Foreign Currency Cover Requirements
- Depository banks under FCDU and EFCDU must maintain a 100% cover for foreign currency liabilities.
- Principal offices and branches treated as a single unit for compliance.
- Eligible foreign currency assets for cover include:
- Foreign currency cash on hand and checks.
- Due from BSP and other banks (FCDUs/EFCDUs, OBUs, and non-resident banks).
- Derivatives with positive fair value held for trading/hedging, with matching cover for those with negative fair value.
- Investments in readily marketable foreign currency-denominated debt instruments under various classifications (HFT, DFVPL, AFS, HTM).
- Foreign currency loans and receivables maturing within one year, including BSP authorized loans, interbank loans, export-related loans, and others per BSP circular provisions.
- Loans/receivables from repurchase agreements, certificates of assignment with recourse, and securities lending maturing within one year.
- Foreign currency accrued interest income and accounts receivable from sales of financial assets pending settlement.
- Loans to the regular banking unit under specified conditions.
- Other assets as designated by the Monetary Board.
- EFCDU can count all such assets regardless of maturity or marketability, including unquoted debt securities and structured product investments.
- Short-term maturity required for certain loans to resident borrowers without prior BSP approval.

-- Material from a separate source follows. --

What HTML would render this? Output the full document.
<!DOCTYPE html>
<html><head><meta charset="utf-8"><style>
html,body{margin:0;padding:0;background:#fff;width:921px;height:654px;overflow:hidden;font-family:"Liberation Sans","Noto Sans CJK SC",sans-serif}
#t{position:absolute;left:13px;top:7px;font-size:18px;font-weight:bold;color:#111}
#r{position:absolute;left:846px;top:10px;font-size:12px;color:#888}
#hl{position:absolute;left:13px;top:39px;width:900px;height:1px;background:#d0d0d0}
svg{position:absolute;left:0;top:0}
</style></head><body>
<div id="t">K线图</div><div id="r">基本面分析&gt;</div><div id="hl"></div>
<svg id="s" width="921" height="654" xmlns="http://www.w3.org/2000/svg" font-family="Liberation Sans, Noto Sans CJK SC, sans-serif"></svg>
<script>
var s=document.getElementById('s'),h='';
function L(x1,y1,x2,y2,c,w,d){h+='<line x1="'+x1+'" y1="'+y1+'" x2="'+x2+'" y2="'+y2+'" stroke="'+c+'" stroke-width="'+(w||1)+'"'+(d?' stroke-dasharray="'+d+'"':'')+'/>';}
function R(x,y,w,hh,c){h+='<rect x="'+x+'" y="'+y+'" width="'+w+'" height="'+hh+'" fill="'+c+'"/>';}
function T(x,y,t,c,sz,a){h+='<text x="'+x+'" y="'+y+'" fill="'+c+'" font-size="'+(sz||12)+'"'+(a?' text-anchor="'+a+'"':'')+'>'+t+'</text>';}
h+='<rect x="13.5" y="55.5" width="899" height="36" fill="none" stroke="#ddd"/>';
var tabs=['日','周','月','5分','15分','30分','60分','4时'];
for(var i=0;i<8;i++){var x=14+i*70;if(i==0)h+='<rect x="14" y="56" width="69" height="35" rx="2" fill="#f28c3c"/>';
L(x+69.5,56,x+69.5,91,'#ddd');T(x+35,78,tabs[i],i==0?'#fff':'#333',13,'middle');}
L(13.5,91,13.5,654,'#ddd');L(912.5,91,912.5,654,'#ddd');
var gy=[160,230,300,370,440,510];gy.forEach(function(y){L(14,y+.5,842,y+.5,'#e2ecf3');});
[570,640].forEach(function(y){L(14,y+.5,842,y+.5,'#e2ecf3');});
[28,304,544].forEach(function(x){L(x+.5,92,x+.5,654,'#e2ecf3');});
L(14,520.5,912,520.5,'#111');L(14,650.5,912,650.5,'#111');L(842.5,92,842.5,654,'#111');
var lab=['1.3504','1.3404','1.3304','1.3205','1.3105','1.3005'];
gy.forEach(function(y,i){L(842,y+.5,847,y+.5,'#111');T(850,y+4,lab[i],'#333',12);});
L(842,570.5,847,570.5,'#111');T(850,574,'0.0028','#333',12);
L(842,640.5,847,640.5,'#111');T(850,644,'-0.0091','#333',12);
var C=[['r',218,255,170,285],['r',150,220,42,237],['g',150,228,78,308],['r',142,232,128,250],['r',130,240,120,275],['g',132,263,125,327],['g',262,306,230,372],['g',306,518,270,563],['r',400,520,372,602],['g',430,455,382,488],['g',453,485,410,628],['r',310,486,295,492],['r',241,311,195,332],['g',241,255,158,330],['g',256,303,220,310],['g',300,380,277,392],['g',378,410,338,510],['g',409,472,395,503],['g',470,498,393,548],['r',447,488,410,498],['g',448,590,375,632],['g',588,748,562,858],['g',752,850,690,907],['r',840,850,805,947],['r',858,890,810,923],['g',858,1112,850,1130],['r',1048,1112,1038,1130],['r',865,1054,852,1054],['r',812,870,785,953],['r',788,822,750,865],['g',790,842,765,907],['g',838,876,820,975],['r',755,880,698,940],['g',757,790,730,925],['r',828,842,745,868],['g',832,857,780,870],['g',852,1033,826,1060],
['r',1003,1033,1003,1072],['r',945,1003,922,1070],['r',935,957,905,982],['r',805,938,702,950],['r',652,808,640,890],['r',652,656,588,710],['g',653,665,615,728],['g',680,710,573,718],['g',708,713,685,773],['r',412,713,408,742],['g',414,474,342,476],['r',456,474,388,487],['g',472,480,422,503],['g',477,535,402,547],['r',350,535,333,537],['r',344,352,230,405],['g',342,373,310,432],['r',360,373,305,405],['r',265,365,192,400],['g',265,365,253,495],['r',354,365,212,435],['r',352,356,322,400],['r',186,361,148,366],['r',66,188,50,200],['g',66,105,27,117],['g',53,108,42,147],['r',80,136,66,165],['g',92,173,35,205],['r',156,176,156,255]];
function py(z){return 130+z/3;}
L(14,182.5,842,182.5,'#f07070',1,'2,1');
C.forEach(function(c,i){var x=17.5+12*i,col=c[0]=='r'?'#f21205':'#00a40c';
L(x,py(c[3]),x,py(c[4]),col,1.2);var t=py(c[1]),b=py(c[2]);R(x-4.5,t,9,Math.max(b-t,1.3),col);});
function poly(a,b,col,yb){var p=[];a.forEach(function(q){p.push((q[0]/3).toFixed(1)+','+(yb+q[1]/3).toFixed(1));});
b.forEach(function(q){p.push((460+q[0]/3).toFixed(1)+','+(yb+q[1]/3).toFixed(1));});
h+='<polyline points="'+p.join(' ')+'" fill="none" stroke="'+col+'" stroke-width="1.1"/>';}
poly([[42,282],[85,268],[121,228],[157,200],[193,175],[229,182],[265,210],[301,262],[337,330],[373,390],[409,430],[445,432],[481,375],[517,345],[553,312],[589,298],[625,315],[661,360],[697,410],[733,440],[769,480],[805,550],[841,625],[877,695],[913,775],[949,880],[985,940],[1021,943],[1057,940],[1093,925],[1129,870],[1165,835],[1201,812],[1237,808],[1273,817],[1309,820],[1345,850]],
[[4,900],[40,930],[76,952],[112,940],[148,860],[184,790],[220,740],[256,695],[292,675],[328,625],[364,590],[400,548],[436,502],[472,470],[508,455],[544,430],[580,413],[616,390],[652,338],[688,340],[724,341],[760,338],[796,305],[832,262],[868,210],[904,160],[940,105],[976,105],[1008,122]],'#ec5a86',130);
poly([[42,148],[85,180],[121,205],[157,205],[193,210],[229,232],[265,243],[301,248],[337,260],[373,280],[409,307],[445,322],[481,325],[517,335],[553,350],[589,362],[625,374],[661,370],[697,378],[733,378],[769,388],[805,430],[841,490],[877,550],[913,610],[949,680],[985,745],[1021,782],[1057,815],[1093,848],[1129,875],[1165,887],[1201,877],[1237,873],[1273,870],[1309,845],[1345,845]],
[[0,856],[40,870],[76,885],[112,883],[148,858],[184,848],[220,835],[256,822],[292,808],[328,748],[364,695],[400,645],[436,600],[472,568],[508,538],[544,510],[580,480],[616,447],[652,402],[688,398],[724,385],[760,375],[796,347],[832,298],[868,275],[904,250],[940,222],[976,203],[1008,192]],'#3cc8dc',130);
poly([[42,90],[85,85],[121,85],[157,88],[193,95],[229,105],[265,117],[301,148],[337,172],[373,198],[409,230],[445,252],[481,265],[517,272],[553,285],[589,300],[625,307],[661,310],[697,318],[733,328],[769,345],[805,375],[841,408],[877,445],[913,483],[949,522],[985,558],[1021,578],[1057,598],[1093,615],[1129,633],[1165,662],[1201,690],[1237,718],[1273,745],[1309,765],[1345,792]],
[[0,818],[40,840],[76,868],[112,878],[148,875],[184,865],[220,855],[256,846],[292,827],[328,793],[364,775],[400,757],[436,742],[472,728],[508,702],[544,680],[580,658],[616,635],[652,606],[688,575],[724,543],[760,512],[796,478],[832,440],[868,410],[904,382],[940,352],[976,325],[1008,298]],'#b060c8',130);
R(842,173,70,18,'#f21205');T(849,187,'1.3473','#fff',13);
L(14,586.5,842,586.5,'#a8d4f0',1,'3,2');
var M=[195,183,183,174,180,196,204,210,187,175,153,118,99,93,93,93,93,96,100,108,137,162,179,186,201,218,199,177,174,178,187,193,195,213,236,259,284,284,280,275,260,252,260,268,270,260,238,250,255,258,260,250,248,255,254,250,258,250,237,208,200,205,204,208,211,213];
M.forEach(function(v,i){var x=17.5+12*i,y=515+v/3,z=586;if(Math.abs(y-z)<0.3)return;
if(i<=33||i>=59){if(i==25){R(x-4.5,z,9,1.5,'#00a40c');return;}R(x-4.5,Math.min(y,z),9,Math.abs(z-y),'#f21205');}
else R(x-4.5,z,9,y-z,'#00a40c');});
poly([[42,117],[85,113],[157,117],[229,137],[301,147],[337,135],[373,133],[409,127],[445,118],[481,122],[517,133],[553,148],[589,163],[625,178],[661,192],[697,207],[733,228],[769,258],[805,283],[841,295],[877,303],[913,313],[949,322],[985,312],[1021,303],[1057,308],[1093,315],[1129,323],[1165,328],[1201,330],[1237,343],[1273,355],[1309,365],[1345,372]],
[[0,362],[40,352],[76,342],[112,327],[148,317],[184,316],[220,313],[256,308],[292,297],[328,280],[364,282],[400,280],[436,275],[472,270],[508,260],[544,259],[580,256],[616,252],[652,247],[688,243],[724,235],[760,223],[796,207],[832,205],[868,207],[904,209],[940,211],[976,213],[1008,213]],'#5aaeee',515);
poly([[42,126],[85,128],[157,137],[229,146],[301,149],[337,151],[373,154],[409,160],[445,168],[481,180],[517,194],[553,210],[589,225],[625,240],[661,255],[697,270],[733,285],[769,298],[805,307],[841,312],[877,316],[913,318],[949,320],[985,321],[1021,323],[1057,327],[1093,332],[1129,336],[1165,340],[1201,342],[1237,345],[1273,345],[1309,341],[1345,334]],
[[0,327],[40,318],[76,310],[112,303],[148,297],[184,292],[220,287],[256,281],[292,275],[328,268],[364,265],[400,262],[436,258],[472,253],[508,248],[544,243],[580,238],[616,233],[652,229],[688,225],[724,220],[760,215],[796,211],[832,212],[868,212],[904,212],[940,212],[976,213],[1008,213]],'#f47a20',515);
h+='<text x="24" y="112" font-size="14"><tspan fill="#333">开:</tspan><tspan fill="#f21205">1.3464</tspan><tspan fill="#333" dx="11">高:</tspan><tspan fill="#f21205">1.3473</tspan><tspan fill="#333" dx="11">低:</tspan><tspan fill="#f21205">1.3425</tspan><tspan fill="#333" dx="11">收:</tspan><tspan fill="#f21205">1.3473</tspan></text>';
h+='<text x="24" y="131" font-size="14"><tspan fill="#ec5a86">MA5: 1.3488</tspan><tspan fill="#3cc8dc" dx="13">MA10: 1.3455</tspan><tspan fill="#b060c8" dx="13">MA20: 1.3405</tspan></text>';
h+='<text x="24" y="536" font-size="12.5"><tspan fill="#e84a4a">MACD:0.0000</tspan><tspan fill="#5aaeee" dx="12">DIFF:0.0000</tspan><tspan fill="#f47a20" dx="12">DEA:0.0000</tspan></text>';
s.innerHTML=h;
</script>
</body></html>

- At least 30% of foreign currency liability cover must be held as liquid assets, composed of cash, checks, short-term placements with BSP and other banks, marketable debt instruments (with exceptions), authorized short-term loans and receivables, and accounts receivable from financial asset sales.

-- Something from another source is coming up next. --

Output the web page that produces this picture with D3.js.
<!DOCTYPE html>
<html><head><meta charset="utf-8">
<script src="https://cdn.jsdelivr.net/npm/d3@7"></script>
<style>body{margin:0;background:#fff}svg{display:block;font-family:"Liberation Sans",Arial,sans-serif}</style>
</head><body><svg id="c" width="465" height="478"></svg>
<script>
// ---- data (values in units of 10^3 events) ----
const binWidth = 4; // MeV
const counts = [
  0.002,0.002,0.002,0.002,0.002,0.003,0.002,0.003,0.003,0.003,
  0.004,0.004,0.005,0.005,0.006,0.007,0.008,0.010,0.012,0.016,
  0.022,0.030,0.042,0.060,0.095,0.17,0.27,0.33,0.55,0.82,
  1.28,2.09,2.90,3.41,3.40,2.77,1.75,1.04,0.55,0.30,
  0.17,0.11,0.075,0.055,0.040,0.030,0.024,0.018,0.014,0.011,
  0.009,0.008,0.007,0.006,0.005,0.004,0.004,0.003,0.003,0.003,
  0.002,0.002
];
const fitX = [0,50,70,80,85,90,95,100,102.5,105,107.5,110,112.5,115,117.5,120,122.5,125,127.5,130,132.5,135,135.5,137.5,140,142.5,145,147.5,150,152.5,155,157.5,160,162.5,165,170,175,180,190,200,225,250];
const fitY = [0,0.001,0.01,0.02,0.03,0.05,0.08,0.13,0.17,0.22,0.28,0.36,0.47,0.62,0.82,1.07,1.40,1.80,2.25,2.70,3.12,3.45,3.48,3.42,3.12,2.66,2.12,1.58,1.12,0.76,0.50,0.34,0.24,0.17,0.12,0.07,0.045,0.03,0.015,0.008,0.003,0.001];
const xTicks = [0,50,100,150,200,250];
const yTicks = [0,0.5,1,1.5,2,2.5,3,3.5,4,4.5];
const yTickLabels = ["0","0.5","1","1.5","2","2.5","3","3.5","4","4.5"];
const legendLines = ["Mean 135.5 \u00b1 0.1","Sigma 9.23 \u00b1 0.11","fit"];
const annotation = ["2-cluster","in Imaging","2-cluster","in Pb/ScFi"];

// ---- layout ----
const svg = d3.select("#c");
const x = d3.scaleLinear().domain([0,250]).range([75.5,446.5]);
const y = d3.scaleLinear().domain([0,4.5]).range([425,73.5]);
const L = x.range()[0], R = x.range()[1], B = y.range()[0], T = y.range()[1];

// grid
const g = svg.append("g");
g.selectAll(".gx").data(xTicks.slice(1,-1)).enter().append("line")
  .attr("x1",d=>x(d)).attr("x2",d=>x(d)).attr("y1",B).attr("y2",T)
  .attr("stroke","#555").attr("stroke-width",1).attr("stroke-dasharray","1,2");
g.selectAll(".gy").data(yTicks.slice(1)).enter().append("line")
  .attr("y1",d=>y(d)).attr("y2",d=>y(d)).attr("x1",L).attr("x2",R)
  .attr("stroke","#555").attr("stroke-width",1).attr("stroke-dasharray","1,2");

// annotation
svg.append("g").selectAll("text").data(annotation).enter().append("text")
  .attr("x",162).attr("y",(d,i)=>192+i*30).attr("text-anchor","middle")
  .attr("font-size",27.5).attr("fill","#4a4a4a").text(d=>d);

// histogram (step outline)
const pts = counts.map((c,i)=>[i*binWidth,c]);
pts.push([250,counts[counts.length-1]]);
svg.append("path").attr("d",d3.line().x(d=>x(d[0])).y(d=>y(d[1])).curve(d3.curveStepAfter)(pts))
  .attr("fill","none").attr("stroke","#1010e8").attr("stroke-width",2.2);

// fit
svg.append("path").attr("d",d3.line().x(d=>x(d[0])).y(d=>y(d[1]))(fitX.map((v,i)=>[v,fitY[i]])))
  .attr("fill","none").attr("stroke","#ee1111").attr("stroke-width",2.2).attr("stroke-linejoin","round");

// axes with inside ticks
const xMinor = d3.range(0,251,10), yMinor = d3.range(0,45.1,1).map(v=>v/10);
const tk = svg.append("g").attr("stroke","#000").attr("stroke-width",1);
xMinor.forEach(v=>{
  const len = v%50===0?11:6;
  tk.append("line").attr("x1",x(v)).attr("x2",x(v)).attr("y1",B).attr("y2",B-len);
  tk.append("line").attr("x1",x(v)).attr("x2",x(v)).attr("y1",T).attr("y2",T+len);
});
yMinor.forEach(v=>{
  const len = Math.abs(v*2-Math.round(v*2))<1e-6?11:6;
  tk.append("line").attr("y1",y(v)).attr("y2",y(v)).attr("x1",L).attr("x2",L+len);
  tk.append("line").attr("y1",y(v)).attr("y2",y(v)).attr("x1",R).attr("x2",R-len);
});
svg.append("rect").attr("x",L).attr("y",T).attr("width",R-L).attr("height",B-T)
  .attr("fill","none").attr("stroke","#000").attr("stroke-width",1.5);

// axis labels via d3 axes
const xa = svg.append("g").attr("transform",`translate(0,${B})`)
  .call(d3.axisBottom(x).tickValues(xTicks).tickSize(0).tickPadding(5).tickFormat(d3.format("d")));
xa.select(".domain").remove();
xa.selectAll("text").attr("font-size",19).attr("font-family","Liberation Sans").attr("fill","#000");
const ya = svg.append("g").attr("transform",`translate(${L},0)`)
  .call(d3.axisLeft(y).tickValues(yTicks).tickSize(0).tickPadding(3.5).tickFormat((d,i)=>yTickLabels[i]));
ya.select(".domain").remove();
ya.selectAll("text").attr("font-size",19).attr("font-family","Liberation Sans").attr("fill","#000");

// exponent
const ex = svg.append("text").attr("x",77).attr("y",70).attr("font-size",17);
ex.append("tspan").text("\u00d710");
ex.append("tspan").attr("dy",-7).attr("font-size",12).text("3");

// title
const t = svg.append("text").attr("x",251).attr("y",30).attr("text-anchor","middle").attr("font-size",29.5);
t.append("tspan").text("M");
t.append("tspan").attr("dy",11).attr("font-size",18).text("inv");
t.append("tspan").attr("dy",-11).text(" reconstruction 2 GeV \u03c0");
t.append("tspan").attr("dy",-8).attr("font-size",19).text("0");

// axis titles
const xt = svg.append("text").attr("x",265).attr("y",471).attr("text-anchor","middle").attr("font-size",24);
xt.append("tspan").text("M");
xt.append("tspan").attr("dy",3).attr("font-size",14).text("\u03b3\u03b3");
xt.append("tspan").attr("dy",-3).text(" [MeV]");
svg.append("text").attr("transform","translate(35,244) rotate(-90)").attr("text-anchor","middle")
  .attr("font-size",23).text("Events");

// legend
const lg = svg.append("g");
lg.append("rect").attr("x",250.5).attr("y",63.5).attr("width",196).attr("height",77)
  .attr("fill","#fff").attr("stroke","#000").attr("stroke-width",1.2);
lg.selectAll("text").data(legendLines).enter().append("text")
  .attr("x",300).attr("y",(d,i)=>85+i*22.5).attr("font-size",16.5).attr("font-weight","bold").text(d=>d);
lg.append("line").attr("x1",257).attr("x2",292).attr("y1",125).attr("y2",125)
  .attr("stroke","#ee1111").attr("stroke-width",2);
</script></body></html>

- Asset cover and liquid assets must be unencumbered except as provided.
- Separate accounting for foreign currency cover held in non-resident due from other banks accounts for FCDU/EFCDU versus regular banking units.
Securities Lending
- Foreign currency-denominated debt securities lent or used as collateral in securities lending are eligible for the 100% foreign currency liability cover.
- Such securities are not eligible for the 30% liquid asset cover.
Repurchase Agreements with Foreign Currency-Denominated Government Securities
- Borrowings under repurchase agreements should be booked as "Bills Payable" and included in total FCDU/EFCDU liabilities subject to 100% asset cover and 30% liquid asset cover.
- Debt securities sold or used as collateral under repurchase agreements qualify as eligible asset cover but not for liquid asset cover.
- Banks must at all times comply with the 100% asset cover and 30% liquid asset cover requirements.
Transfer of Undivided Profits/(Losses) from FCDU/EFCDU to RBU Books
- Transfers refer only to realized profits/losses; unrealized gains/losses from marking to market, foreign exchange profits/losses, and hedging instrument remeasurement excluded.
- Prior to transferring realized profits, classified accounts in FCDU/EFCDU must be fully provided for.
- Realized profits are transferred at fiscal year-end from "Undivided Profits/(Losses) - FCDU/EFCDU" to "Retained Earnings-Free" in RBU book, with a corresponding transfer of eligible foreign currency assets within one month.
- Realized losses transferred immediately with corresponding foreign currency asset transfer from RBU to FCDU/EFCDU, using specific ledger accounts.
- Unrealized gains/losses managed monthly in FCDU/EFCDU accounts and recognized annually; net debit balances trigger immediate asset transfers from RBU to FCDU/EFCDU.
Accounting
- For financial statement preparation, the US dollar (USD) shall be used as the functional currency of FCDU/EFCDU.
- Consolidation with RBU financial statements requires translation into Philippine Peso (PHP) as presentation currency.
Repealing Clause and Effectivity
- This Circular supersedes/amends/modifies conflicting provisions in existing circulars or regulations.
- Takes effect 15 calendar days after publication in the Official Gazette or a newspaper of general circulation.